Phœnix entered the FA Cup for the first time in the 1890–91 FA Cup qualifying rounds, and started with an impressive 6–1 win over Schorne College at Clewer, scoring five in the second half without reply. The club lost its second round match at home to Hunts County, but finished the season with its greatest triumph, winning the Berks & Bucks Senior Cup for the only time, hammering the 2nd Scots Guards at Maidenhead.

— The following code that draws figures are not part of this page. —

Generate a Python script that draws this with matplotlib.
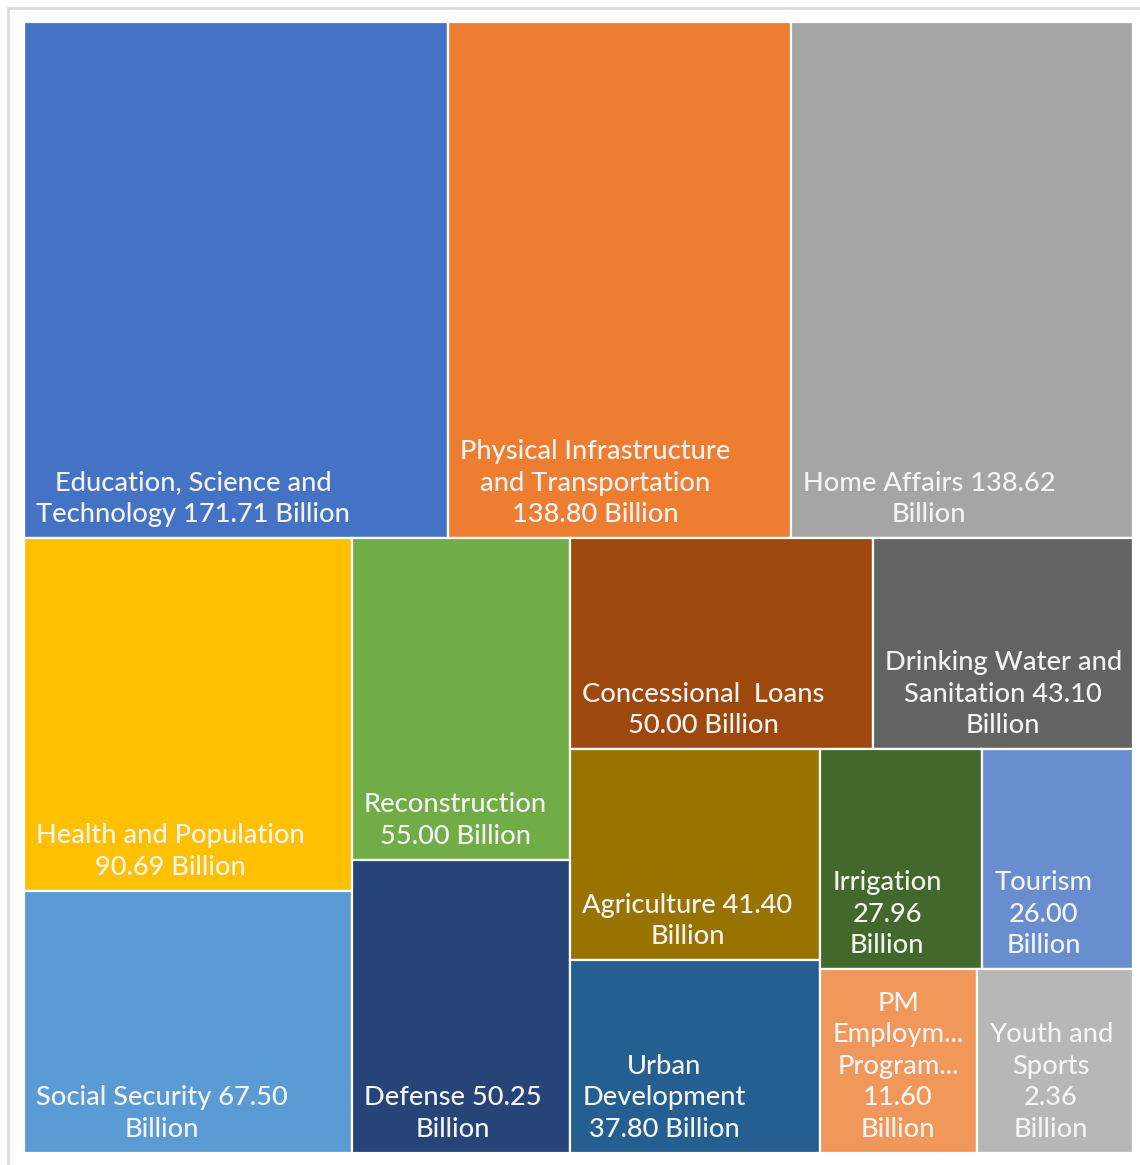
import matplotlib
matplotlib.use("Agg")
import matplotlib.pyplot as plt
from matplotlib.patches import Rectangle

# ---------------- data ----------------
categories = [
    "Education, Science and\nTechnology",
    "Physical Infrastructure\nand Transportation",
    "Home Affairs",
    "Health and Population",
    "Social Security",
    "Reconstruction",
    "Defense",
    "Concessional  Loans",
    "Drinking Water and\nSanitation",
    "Agriculture",
    "Urban\nDevelopment",
    "Irrigation",
    "Tourism",
    "PM\nEmploym...\nProgram...",
    "Youth and\nSports",
]
values = [171.71, 138.80, 138.62, 90.69, 67.50, 55.00, 50.25, 50.00,
          43.10, 41.40, 37.80, 27.96, 26.00, 11.60, 2.36]
# separator before the value and before "Billion" (label wrapping as shown)
sep_value = [" ", "\n", " ", "\n", " ", "\n", " ", "\n", " ", " ", "\n", "\n", "\n", "\n", "\n"]
sep_unit = [" ", " ", "\n", " ", "\n", " ", "\n", " ", "\n", "\n", " ", "\n", "\n", "\n", "\n"]
colors = ["#4472C4", "#ED7D31", "#A5A5A5", "#FFC000", "#5B9BD5", "#70AD47",
          "#264478", "#9E480E", "#636363", "#997300", "#255E91", "#43682B",
          "#698ED0", "#F1975A", "#B7B7B7"]

MIN_TILE = 22.5  # smallest tile size used by the layout (value units)

# ---------------- squarified layout ----------------
def worst(row, side):
    s = sum(row)
    return max(max(side * side * r / (s * s), (s * s) / (side * side * r)) for r in row)


def squarify(sizes, x, y, w, h):
    total = sum(sizes)
    areas = [s * w * h / total for s in sizes]
    rects = []
    i = 0
    while i < len(areas):
        side = min(w, h)
        row = [areas[i]]
        j = i + 1
        while j < len(areas) and worst(row + [areas[j]], side) <= worst(row, side):
            row.append(areas[j])
            j += 1
        s = sum(row)
        if w <= h:  # row across the top
            rh = s / w
            cx = x
            for a in row:
                rw = a / rh
                rects.append((cx, y, rw, rh))
                cx += rw
            y += rh
            h -= rh
        else:  # column on the left
            cw = s / h
            cy = y
            for a in row:
                ch = a / cw
                rects.append((x, cy, cw, ch))
                cy += ch
            x += cw
            w -= cw
        i = j
    return rects

FIG_W, FIG_H = 1140, 1165
L, T, R, B = 24, 22, 1133, 1153
W, H = R - L, B - T

fig = plt.figure(figsize=(FIG_W / 100, FIG_H / 100), dpi=100)
fig.patch.set_facecolor("white")

# outer chart frame (cropped at right/bottom)
fig.patches.append(Rectangle((8 / FIG_W, -0.05), 1.2, (FIG_H - 7.5) / FIG_H + 0.05,
                             transform=fig.transFigure, fill=False,
                             edgecolor="#D9D9D9", linewidth=1.8, zorder=0))

ax = fig.add_axes([L / FIG_W, (FIG_H - B) / FIG_H, W / FIG_W, H / FIG_H])
ax.set_xlim(0, W)
ax.set_ylim(H, 0)
ax.axis("off")

sizes = [max(v, MIN_TILE) for v in values]
rects = squarify(sizes, 0, 0, W, H)

for (x, y, w, h), cat, v, sv, su, c in zip(rects, categories, values, sep_value, sep_unit, colors):
    ax.add_patch(Rectangle((x, y), w, h, facecolor=c, edgecolor="white", linewidth=1.6))
    label = f"{cat}{sv}{v:.2f}{su}Billion"
    ax.text(x + 12, y + h - 11, label, ha="left", va="bottom", multialignment="center",
            color="#F4F4F4", fontsize=19.6, family=["Lato", "DejaVu Sans"],
            fontweight="medium", linespacing=1.33)

fig.savefig("out.png", dpi=100, facecolor="white")
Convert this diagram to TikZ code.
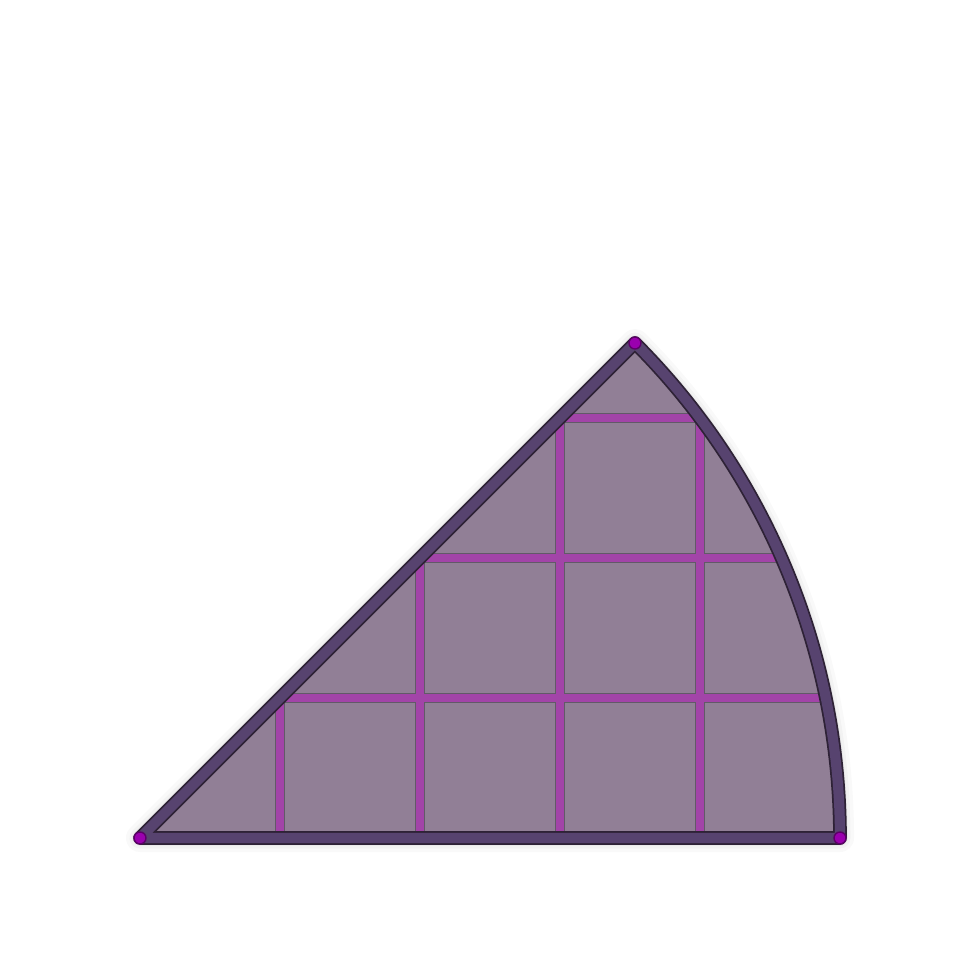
\documentclass[tikz,border=0pt]{standalone}
\usetikzlibrary{calc}
\begin{document}
\begin{tikzpicture}[x=1cm,y=1cm,
  fillc/.style={fill=sectfill},
  edgedark/.style={draw=edgeblack,line width=3.9pt,line join=round,line cap=round},
  edgemain/.style={draw=rimpurple,line width=2.9pt,line join=round,line cap=round},
  griddark/.style={draw=edgeblack!75,line width=2.9pt},
  gridmain/.style={draw=gridmag,line width=2.2pt},
  vdot/.style={fill=dotmag,draw=dotmag!60!black,line width=0.4pt}]
\definecolor{sectfill}{HTML}{917F96}
\definecolor{edgeblack}{HTML}{2E2236}
\definecolor{rimpurple}{HTML}{57436F}
\definecolor{gridmag}{HTML}{A244A8}
\definecolor{dotmag}{HTML}{9A00AE}
\definecolor{shadowc}{HTML}{C8C8C8}
\useasboundingbox (0,0) rectangle (9.8,9.8);
\coordinate (O) at (1.40,1.42);
\coordinate (R) at ($(O)+(7,0)$);
\coordinate (T) at ($(O)+(45:7)$);
% soft shadow
\foreach \w/\o in {8pt/0.10,6pt/0.15,4.5pt/0.2}{
  \draw[shadowc,line width=\w,opacity=\o,line join=round,shift={(0.03,-0.05)}]
    (O) -- ++(7,0) arc (0:45:7) -- cycle;
}
% sector fill
\path[fillc] (O) -- ++(7,0) arc (0:45:7) -- cycle;
% grid clipped to sector
\begin{scope}
  \clip (O) -- ++(7,0) arc (0:45:7) -- cycle;
  \foreach \i in {1,2,3,4}{
    \draw[griddark] ($(O)+(1.4*\i,0)$) -- ++(0,7);
  }
  \foreach \j in {1,2,3}{
    \draw[griddark] ($(O)+(0,1.4*\j)$) -- ++(7,0);
  }
  \foreach \i in {1,2,3,4}{
    \draw[gridmain] ($(O)+(1.4*\i,0)$) -- ++(0,7);
  }
  \foreach \j in {1,2,3}{
    \draw[gridmain] ($(O)+(0,1.4*\j)$) -- ++(7,0);
  }
\end{scope}
% rim
\draw[edgedark] (O) -- ++(7,0) arc (0:45:7) -- cycle;
\draw[edgemain] (O) -- ++(7,0) arc (0:45:7) -- cycle;
% vertices
\fill[vdot] (O) circle (0.06);
\fill[vdot] (R) circle (0.06);
\fill[vdot] (T) circle (0.06);
\end{tikzpicture}
\end{document}
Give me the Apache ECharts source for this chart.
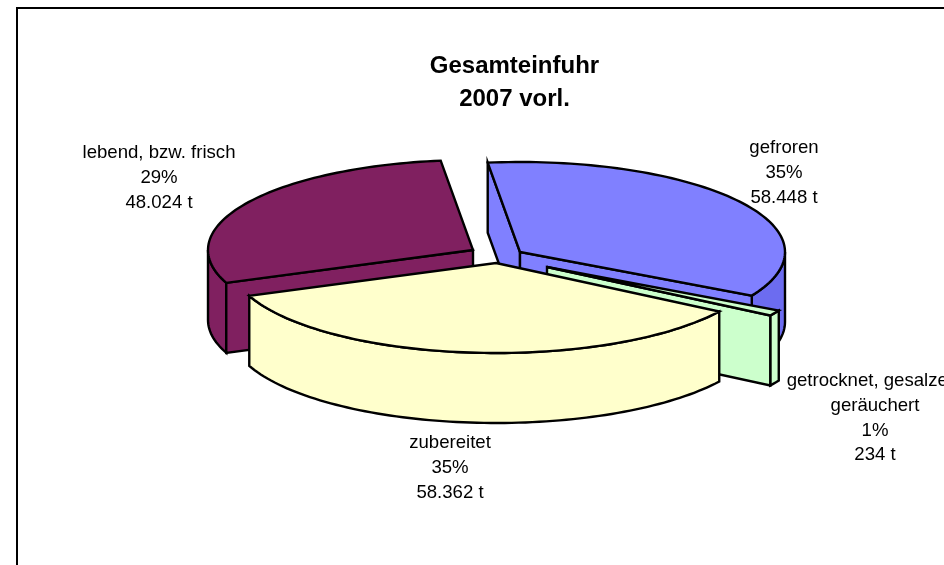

However its 1891–92 season was far less successful; the club entered 5 Cup competitions, and exited in the first round in four of them, the exception being the Senior, in which the club reached the semi-final. A pointer to the future came at Easter 1892, when Phoenix accepted players from other clubs under the name Windsor United for a series of exhibition matches, and, following a meeting in July 1892, the Phoenix and Windsor St Albans clubs agreed to merge permanently, into a side to be known as Windsor & Eton Football Club; Windsor & Eton Victoria was also represented at the meeting, but (for the moment) declined the invitation. Phoenix had already accepted a place in the Southern Alliance, which the new club took up, and the name Windsor Phoenix was revived for a junior club in the late 1890s.

==Colours==

The club colours were dark and light blue.

==Ground==

The club originally played in the Home Park, Windsor. When required to have enclosed accommodation, it moved to the Balloon Meadow, in Clewer, and used the Swan Hotel as facilities.